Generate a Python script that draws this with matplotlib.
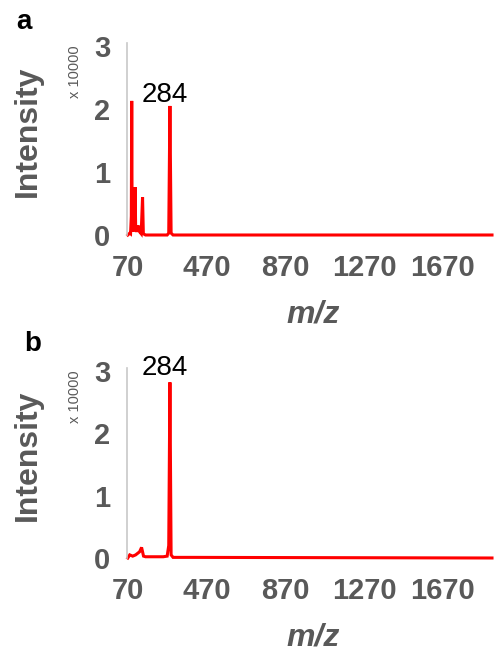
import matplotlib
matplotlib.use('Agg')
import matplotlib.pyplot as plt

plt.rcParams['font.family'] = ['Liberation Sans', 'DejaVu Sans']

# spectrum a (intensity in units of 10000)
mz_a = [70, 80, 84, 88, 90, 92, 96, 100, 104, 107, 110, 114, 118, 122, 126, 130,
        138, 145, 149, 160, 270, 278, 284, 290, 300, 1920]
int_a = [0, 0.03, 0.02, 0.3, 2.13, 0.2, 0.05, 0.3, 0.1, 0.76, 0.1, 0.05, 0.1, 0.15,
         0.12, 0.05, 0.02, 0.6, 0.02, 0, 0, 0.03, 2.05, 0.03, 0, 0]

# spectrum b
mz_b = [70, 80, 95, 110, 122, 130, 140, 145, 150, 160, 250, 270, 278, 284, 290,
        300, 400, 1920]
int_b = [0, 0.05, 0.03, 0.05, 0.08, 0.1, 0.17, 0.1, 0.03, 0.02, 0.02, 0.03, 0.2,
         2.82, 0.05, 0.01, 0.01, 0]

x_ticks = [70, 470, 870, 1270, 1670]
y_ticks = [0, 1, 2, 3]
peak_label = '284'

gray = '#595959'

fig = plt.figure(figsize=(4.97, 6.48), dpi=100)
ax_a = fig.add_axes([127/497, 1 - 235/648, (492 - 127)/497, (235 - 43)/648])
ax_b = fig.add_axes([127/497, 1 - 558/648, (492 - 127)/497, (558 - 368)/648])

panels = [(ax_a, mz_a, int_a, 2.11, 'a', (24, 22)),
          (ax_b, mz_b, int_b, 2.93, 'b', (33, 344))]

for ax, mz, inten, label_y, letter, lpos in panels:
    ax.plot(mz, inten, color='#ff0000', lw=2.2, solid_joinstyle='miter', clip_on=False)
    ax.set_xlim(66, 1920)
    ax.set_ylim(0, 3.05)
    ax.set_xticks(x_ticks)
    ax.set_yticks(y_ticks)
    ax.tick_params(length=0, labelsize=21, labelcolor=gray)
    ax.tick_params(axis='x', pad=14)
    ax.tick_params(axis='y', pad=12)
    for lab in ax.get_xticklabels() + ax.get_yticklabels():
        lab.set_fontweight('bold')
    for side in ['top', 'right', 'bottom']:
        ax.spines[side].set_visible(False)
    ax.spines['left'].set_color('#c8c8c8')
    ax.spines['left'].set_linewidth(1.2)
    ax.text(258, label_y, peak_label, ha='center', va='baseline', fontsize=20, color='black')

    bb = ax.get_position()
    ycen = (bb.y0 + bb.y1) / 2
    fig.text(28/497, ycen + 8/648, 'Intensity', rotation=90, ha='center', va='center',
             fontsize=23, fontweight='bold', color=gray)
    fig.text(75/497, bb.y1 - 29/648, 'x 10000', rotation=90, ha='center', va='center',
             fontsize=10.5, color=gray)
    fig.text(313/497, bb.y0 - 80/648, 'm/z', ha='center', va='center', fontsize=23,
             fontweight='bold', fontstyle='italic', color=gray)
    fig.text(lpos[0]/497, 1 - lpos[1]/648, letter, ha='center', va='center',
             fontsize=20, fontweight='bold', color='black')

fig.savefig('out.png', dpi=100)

> **Do this**
In the data above, please extract the lines from the first one through the line with "(ax_b, mz_b, int_b, 2.93, 'b', (33, 344))]", exactly, and keep pictures out.

> **Full output**
Generate a Python script that draws this with matplotlib.
import matplotlib
matplotlib.use('Agg')
import matplotlib.pyplot as plt

plt.rcParams['font.family'] = ['Liberation Sans', 'DejaVu Sans']

# spectrum a (intensity in units of 10000)
mz_a = [70, 80, 84, 88, 90, 92, 96, 100, 104, 107, 110, 114, 118, 122, 126, 130,
        138, 145, 149, 160, 270, 278, 284, 290, 300, 1920]
int_a = [0, 0.03, 0.02, 0.3, 2.13, 0.2, 0.05, 0.3, 0.1, 0.76, 0.1, 0.05, 0.1, 0.15,
         0.12, 0.05, 0.02, 0.6, 0.02, 0, 0, 0.03, 2.05, 0.03, 0, 0]

# spectrum b
mz_b = [70, 80, 95, 110, 122, 130, 140, 145, 150, 160, 250, 270, 278, 284, 290,
        300, 400, 1920]
int_b = [0, 0.05, 0.03, 0.05, 0.08, 0.1, 0.17, 0.1, 0.03, 0.02, 0.02, 0.03, 0.2,
         2.82, 0.05, 0.01, 0.01, 0]

x_ticks = [70, 470, 870, 1270, 1670]
y_ticks = [0, 1, 2, 3]
peak_label = '284'

gray = '#595959'

fig = plt.figure(figsize=(4.97, 6.48), dpi=100)
ax_a = fig.add_axes([127/497, 1 - 235/648, (492 - 127)/497, (235 - 43)/648])
ax_b = fig.add_axes([127/497, 1 - 558/648, (492 - 127)/497, (558 - 368)/648])

panels = [(ax_a, mz_a, int_a, 2.11, 'a', (24, 22)),
          (ax_b, mz_b, int_b, 2.93, 'b', (33, 344))]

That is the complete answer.